--- BEGIN ---

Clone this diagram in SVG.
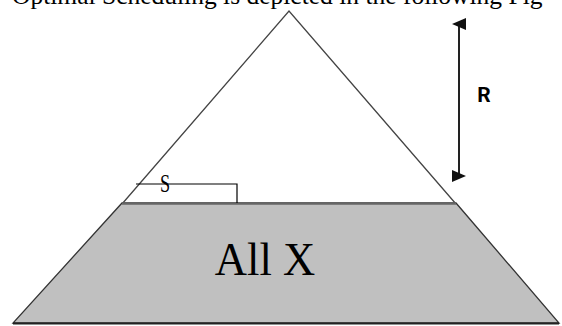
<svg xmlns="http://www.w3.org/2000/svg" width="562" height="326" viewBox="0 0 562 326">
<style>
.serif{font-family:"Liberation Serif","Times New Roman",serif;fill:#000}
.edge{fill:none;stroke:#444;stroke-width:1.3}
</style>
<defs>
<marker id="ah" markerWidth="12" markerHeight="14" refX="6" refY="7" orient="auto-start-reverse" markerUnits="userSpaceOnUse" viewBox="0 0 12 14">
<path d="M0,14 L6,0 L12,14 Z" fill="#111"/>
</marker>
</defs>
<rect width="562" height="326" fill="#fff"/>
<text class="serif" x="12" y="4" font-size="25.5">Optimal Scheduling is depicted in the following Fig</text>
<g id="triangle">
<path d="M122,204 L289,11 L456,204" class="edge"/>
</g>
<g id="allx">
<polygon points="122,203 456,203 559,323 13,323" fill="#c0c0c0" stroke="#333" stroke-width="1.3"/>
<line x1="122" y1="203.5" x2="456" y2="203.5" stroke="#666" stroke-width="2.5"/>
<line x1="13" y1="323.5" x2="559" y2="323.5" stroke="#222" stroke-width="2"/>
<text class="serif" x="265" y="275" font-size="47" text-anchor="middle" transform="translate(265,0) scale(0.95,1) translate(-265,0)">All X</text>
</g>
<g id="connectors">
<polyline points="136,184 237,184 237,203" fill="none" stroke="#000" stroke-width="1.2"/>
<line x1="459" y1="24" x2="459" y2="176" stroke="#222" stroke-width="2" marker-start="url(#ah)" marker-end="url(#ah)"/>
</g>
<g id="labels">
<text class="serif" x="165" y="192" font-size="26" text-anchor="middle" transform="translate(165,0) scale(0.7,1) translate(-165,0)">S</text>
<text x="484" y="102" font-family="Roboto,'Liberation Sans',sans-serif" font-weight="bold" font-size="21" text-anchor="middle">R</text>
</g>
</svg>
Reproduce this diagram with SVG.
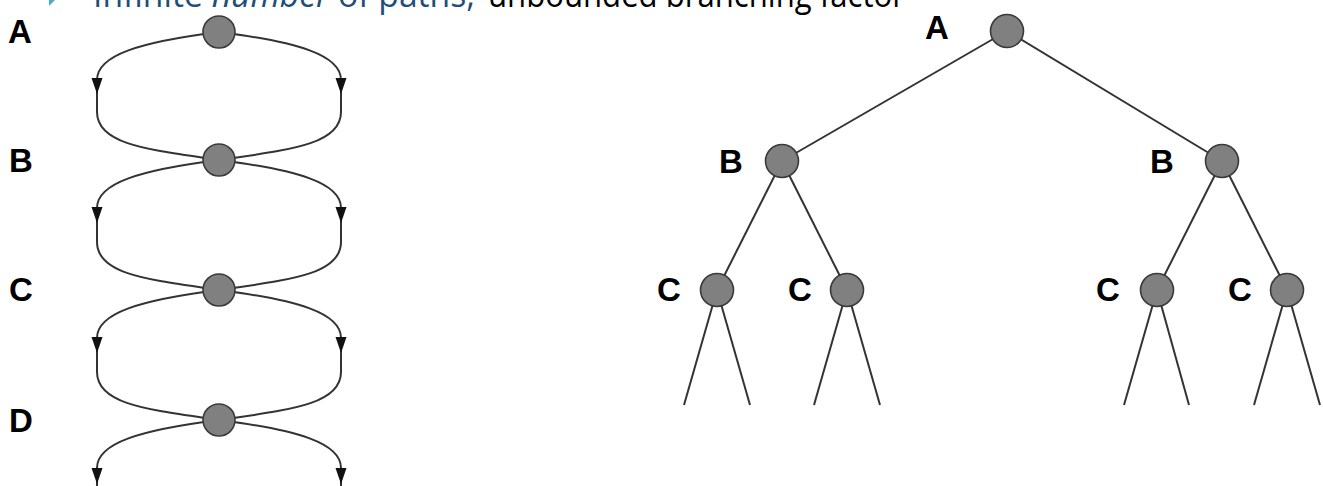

--- END ---

GOAL => Transcribe the records above exactly as they appear, leaving out any pictures.

COMPLETE RESPONSE =>
Clone this diagram in SVG.
<svg xmlns="http://www.w3.org/2000/svg" width="562" height="326" viewBox="0 0 562 326">
<style>
.serif{font-family:"Liberation Serif","Times New Roman",serif;fill:#000}
.edge{fill:none;stroke:#444;stroke-width:1.3}
</style>
<defs>
<marker id="ah" markerWidth="12" markerHeight="14" refX="6" refY="7" orient="auto-start-reverse" markerUnits="userSpaceOnUse" viewBox="0 0 12 14">
<path d="M0,14 L6,0 L12,14 Z" fill="#111"/>
</marker>
</defs>
<rect width="562" height="326" fill="#fff"/>
<text class="serif" x="12" y="4" font-size="25.5">Optimal Scheduling is depicted in the following Fig</text>
<g id="triangle">
<path d="M122,204 L289,11 L456,204" class="edge"/>
</g>
<g id="allx">
<polygon points="122,203 456,203 559,323 13,323" fill="#c0c0c0" stroke="#333" stroke-width="1.3"/>
<line x1="122" y1="203.5" x2="456" y2="203.5" stroke="#666" stroke-width="2.5"/>
<line x1="13" y1="323.5" x2="559" y2="323.5" stroke="#222" stroke-width="2"/>
<text class="serif" x="265" y="275" font-size="47" text-anchor="middle" transform="translate(265,0) scale(0.95,1) translate(-265,0)">All X</text>
</g>
<g id="connectors">
<polyline points="136,184 237,184 237,203" fill="none" stroke="#000" stroke-width="1.2"/>
<line x1="459" y1="24" x2="459" y2="176" stroke="#222" stroke-width="2" marker-start="url(#ah)" marker-end="url(#ah)"/>
</g>
<g id="labels">
<text class="serif" x="165" y="192" font-size="26" text-anchor="middle" transform="translate(165,0) scale(0.7,1) translate(-165,0)">S</text>
<text x="484" y="102" font-family="Roboto,'Liberation Sans',sans-serif" font-weight="bold" font-size="21" text-anchor="middle">R</text>
</g>
</svg>
Reproduce this diagram with SVG.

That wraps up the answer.